TWO-THIRDS OF AMERICANS BACK CONSCRIPTION. This week’s Gallup survey in Sunday’s Washington Post shows a startling and rapid, shift in public opinion in favor of compulsory military training. Only 39% favored compulsory training last October, and that shifted to a 50-50 split at the beginning of June. And only three weeks later, Dr. Gallup says that 64% of Americans now favor one year of compulsory military service, with 36% opposed. In addition, about three-fourths of those surveyed support drafting young men to fill up vacancies in the army if its projected enlisted strength of 400,000 men is not reached by volunteer enlistments.

Another set of Gallup surveys show a remarkable bipartisan spirit on foreign policy and defense issues. Asked if the U.S. should give “greater aid” to the Allies, 68% of Democrats and 64% of Republicans said yes.
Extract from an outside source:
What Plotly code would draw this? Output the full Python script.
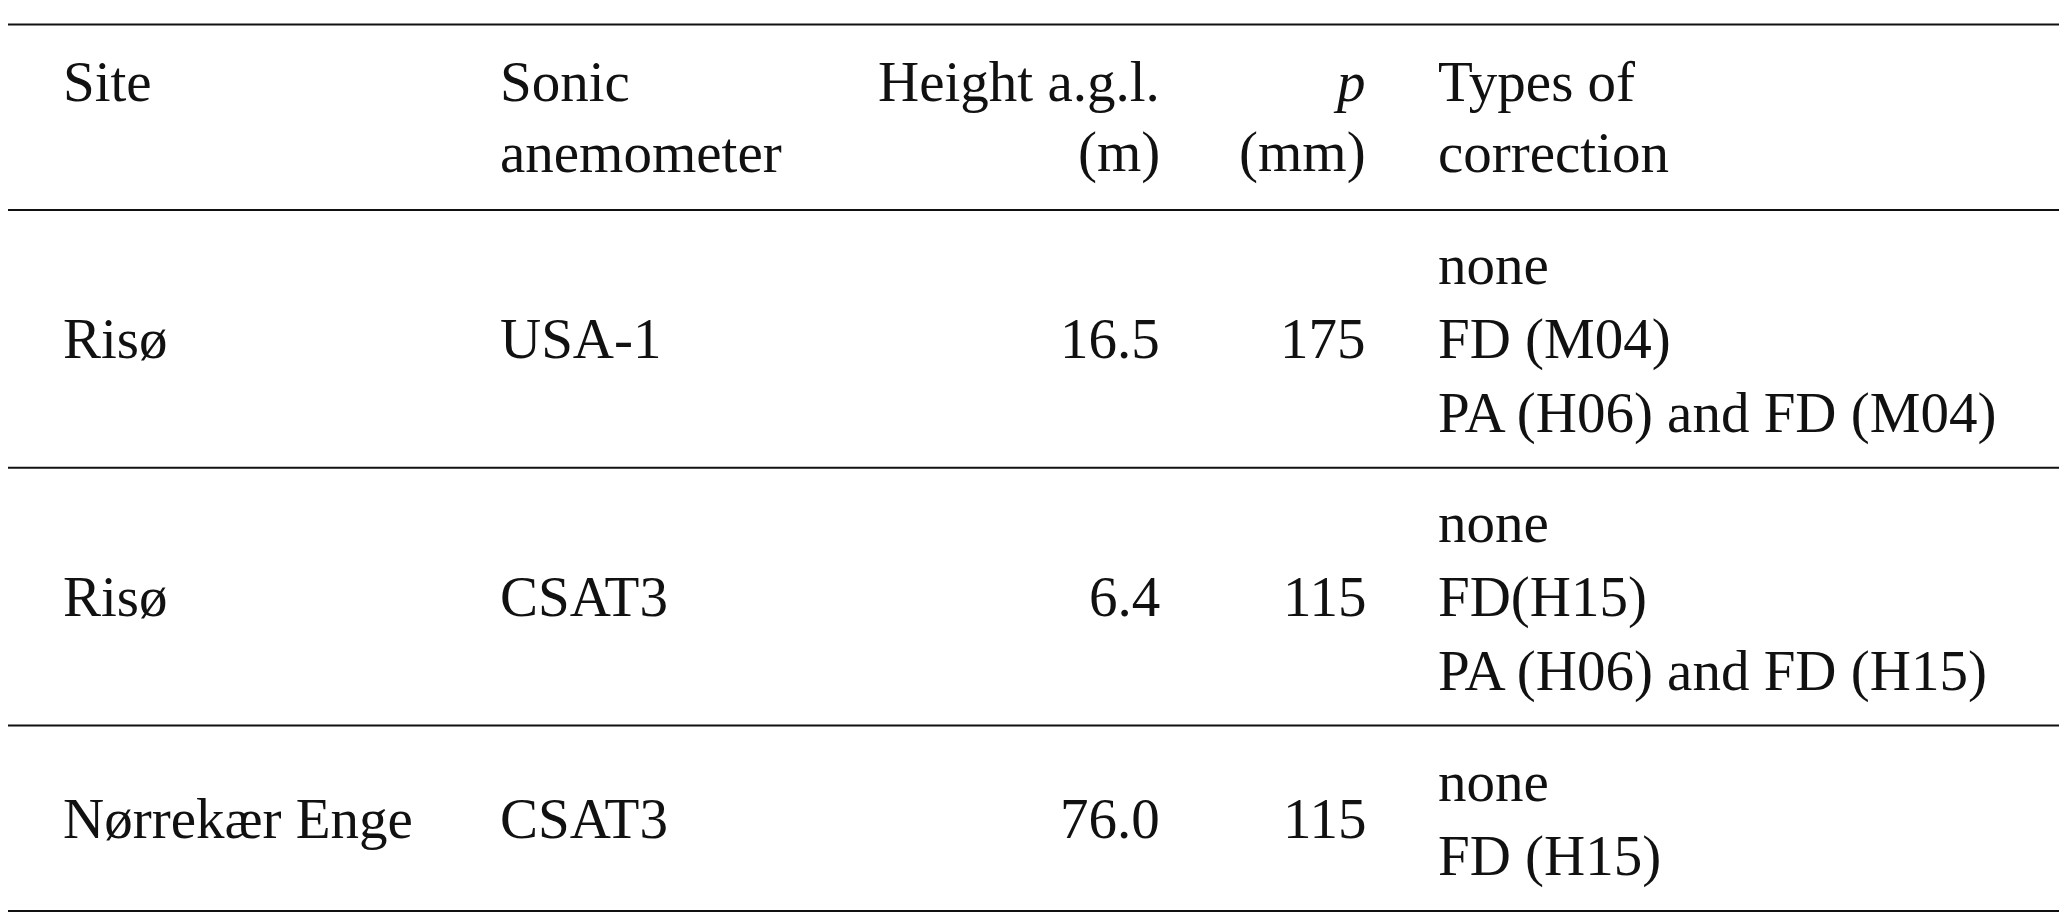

By contrast, only 8% of Democrats and 6% of Republicans favor an American declaration of war on Germany. Democrat and Republican views on compulsory military training are almost identical. And almost equal numbers from the two parties support fighting to defend the West Indies and Canada from foreign aggression -- 84% of Democrats and Republicans alike would go to war for the West Indies, and 87% of Democrats and 86% of Republicans would do so for Canada.

These numbers are extremely encouraging. They suggest that the attempts by some isolationist Republicans this week in Philadelphia to shape the G.O.P. into a head-in-the-sand “peace party” will not register with voters. One can hope that the party’s nominee will reject the cynical, anti-British line of the “peace” crowd.